### YOUR OBJECTIVE:
Take the lines from the beginning of the material through the line containing "const hipEventTimes = [15.4, 32.9, 49.8, 68.0, 82.8]" and retype them exactly, leaving the pictures out.

### MATERIAL PROVIDED:
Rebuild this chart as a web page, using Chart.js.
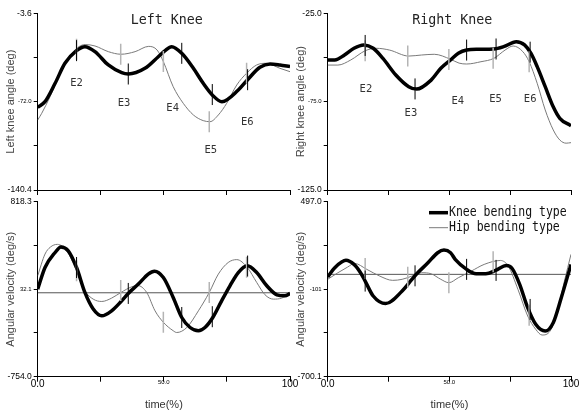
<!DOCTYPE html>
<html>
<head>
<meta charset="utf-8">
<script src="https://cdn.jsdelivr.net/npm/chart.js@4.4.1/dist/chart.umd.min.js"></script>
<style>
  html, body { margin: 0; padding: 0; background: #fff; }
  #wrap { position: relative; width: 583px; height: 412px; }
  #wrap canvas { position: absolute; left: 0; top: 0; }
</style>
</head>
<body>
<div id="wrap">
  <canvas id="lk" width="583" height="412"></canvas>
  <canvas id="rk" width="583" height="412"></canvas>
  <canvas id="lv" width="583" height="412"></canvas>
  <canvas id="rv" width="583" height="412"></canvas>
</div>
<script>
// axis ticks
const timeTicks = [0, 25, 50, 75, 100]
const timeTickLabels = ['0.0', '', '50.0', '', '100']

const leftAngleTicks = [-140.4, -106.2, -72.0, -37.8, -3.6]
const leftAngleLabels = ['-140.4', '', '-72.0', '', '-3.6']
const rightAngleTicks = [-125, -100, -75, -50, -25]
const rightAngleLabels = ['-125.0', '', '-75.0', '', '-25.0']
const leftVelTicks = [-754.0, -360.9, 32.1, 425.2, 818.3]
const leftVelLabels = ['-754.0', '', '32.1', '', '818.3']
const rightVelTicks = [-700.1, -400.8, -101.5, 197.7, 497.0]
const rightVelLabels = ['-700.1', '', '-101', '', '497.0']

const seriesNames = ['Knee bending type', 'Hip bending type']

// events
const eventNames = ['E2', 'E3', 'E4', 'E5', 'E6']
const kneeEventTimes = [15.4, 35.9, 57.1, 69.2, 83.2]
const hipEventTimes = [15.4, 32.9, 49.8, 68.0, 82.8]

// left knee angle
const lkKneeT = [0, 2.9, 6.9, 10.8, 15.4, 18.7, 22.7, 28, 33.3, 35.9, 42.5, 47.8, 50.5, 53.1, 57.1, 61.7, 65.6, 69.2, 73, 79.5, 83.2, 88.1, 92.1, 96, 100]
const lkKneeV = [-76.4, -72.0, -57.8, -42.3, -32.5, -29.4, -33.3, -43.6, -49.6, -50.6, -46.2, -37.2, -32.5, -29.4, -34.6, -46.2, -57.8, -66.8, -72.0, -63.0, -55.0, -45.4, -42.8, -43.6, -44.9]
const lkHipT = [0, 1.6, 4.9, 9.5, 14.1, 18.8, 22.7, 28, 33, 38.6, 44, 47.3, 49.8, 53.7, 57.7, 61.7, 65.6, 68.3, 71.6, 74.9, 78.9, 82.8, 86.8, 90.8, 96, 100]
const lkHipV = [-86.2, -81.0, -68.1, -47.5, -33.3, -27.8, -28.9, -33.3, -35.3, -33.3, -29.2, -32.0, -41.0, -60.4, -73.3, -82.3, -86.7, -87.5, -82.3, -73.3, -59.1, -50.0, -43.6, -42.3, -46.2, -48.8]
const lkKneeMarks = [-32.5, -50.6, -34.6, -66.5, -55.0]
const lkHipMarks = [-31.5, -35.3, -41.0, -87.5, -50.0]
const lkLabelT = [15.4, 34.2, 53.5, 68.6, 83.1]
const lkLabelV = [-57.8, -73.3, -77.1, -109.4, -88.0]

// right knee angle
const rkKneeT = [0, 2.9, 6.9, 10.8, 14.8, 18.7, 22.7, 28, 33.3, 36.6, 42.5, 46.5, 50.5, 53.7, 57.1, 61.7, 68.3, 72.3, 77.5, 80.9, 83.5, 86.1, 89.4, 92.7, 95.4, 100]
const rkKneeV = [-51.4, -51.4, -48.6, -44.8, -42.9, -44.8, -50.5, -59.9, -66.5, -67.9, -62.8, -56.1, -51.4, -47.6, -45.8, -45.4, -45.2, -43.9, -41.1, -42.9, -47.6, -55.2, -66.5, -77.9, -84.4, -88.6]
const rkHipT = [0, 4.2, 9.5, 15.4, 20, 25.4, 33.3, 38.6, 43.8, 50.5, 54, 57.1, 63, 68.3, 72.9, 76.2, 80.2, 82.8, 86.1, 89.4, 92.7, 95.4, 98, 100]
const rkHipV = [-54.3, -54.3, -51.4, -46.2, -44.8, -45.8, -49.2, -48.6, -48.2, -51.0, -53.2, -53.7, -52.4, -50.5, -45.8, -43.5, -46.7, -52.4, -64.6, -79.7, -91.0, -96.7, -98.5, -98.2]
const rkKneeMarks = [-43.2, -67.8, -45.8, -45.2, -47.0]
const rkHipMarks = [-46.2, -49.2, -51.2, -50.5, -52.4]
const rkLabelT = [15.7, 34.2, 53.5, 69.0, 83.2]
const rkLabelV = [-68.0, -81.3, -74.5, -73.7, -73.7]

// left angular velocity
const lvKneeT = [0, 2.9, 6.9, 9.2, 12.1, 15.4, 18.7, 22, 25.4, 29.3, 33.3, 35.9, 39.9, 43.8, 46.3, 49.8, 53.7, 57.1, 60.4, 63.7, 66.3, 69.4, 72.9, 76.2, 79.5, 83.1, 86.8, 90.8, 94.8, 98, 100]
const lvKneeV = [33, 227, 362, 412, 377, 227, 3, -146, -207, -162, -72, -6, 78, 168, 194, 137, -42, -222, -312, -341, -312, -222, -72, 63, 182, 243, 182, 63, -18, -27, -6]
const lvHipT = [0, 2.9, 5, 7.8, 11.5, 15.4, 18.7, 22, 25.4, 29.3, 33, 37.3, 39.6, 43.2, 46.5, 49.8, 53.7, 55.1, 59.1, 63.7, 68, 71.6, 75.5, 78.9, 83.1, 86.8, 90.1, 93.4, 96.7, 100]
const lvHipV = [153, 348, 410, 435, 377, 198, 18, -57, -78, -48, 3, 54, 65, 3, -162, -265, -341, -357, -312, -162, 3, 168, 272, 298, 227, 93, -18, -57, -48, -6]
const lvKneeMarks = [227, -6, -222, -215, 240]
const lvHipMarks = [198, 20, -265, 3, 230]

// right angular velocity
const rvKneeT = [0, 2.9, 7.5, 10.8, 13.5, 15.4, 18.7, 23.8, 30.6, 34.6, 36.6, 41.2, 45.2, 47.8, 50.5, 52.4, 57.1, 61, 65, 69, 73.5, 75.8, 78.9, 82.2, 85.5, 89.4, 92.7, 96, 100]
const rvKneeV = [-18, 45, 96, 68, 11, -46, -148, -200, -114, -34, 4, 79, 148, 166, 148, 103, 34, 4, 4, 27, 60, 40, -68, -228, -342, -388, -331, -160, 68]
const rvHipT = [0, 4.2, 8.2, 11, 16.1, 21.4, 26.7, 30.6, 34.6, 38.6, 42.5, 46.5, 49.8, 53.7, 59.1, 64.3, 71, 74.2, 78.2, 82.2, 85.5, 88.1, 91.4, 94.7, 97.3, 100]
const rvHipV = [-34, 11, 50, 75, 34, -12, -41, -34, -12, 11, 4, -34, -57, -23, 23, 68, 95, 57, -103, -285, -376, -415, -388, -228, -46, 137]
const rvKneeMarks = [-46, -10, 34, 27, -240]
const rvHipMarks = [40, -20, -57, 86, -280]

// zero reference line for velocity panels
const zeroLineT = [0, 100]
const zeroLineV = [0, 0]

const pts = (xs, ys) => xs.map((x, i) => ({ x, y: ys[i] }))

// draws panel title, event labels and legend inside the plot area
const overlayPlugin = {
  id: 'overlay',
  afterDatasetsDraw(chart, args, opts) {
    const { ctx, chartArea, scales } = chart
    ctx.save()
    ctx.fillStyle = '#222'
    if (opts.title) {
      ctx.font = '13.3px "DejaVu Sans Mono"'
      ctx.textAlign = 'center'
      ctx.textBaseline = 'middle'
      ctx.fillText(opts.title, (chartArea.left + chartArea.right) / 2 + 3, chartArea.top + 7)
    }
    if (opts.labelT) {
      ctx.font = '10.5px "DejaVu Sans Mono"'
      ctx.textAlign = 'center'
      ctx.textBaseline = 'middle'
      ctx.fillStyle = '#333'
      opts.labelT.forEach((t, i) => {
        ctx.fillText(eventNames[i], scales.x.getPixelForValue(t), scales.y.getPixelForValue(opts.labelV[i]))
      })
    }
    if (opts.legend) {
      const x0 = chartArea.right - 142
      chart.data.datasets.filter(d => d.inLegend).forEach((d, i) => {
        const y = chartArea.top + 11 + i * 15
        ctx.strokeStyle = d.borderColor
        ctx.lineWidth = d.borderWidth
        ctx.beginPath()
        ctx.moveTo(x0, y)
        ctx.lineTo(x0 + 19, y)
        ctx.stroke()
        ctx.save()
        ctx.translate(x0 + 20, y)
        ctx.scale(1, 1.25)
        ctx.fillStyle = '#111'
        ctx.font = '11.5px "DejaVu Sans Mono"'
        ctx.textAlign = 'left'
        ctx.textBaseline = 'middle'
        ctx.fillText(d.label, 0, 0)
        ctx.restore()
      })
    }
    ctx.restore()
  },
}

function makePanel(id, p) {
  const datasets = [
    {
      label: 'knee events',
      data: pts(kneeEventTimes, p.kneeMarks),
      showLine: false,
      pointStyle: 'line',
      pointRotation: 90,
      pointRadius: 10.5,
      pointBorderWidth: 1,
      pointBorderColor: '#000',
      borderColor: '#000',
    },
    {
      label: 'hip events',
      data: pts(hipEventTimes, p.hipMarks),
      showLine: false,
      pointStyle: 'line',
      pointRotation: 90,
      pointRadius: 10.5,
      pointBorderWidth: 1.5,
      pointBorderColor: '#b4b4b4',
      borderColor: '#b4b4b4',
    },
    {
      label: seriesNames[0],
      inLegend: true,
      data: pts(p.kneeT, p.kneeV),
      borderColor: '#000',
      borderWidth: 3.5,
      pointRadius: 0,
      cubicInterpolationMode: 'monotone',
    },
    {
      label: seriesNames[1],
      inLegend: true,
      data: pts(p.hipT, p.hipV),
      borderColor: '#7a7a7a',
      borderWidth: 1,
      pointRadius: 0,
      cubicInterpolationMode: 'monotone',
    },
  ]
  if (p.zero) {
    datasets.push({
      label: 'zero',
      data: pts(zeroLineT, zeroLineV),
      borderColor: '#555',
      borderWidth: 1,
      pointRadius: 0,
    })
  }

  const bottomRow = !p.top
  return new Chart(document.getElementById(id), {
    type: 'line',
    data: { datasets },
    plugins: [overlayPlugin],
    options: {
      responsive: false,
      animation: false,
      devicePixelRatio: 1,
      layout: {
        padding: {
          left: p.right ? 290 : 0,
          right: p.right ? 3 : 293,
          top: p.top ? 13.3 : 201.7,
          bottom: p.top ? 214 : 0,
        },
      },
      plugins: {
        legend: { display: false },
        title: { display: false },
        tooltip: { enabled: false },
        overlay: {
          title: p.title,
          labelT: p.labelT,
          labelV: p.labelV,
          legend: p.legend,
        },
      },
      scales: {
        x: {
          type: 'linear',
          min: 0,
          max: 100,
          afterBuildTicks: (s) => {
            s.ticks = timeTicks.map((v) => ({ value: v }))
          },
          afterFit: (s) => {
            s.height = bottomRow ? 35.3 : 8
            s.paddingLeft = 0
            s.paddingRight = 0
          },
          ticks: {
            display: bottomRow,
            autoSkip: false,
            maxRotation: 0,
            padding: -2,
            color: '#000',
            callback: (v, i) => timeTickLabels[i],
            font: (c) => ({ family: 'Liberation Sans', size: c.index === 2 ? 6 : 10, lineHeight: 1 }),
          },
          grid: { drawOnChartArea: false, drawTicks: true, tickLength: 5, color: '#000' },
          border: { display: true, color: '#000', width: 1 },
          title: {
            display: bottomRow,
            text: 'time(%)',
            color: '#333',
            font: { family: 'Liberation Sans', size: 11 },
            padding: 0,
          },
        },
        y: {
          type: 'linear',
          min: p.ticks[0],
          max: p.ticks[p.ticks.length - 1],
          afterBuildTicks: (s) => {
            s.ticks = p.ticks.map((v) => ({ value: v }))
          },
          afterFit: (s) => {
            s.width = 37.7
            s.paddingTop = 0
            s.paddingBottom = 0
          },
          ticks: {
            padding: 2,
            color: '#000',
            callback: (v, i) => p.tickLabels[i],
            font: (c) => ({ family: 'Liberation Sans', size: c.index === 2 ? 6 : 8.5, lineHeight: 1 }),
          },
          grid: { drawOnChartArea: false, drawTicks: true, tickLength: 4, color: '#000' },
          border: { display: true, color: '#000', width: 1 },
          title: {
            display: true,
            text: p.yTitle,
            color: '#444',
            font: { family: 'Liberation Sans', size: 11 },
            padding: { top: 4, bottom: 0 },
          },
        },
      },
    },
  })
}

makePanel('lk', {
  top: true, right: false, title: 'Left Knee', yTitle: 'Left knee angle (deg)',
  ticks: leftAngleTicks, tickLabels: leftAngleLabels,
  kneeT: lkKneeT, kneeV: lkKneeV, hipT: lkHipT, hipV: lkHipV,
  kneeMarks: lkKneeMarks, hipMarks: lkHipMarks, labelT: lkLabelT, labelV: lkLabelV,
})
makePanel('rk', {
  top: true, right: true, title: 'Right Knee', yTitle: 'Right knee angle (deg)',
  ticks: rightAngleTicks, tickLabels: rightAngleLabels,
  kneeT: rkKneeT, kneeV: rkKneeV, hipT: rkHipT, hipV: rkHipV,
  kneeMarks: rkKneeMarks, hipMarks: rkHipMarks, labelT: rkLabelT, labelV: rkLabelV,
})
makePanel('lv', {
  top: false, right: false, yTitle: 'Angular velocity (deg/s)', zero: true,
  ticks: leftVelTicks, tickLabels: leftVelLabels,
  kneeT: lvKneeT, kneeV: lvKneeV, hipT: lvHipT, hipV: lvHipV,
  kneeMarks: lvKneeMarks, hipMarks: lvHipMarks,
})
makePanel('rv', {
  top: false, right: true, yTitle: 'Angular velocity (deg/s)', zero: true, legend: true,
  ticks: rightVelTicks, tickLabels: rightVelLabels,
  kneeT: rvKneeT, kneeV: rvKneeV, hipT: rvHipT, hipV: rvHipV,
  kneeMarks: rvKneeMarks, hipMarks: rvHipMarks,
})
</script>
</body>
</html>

### RESULT OF THIS TASK:
Rebuild this chart as a web page, using Chart.js.
<!DOCTYPE html>
<html>
<head>
<meta charset="utf-8">
<script src="https://cdn.jsdelivr.net/npm/chart.js@4.4.1/dist/chart.umd.min.js"></script>
<style>
  html, body { margin: 0; padding: 0; background: #fff; }
  #wrap { position: relative; width: 583px; height: 412px; }
  #wrap canvas { position: absolute; left: 0; top: 0; }
</style>
</head>
<body>
<div id="wrap">
  <canvas id="lk" width="583" height="412"></canvas>
  <canvas id="rk" width="583" height="412"></canvas>
  <canvas id="lv" width="583" height="412"></canvas>
  <canvas id="rv" width="583" height="412"></canvas>
</div>
<script>
// axis ticks
const timeTicks = [0, 25, 50, 75, 100]
const timeTickLabels = ['0.0', '', '50.0', '', '100']

const leftAngleTicks = [-140.4, -106.2, -72.0, -37.8, -3.6]
const leftAngleLabels = ['-140.4', '', '-72.0', '', '-3.6']
const rightAngleTicks = [-125, -100, -75, -50, -25]
const rightAngleLabels = ['-125.0', '', '-75.0', '', '-25.0']
const leftVelTicks = [-754.0, -360.9, 32.1, 425.2, 818.3]
const leftVelLabels = ['-754.0', '', '32.1', '', '818.3']
const rightVelTicks = [-700.1, -400.8, -101.5, 197.7, 497.0]
const rightVelLabels = ['-700.1', '', '-101', '', '497.0']

const seriesNames = ['Knee bending type', 'Hip bending type']

// events
const eventNames = ['E2', 'E3', 'E4', 'E5', 'E6']
const kneeEventTimes = [15.4, 35.9, 57.1, 69.2, 83.2]
const hipEventTimes = [15.4, 32.9, 49.8, 68.0, 82.8]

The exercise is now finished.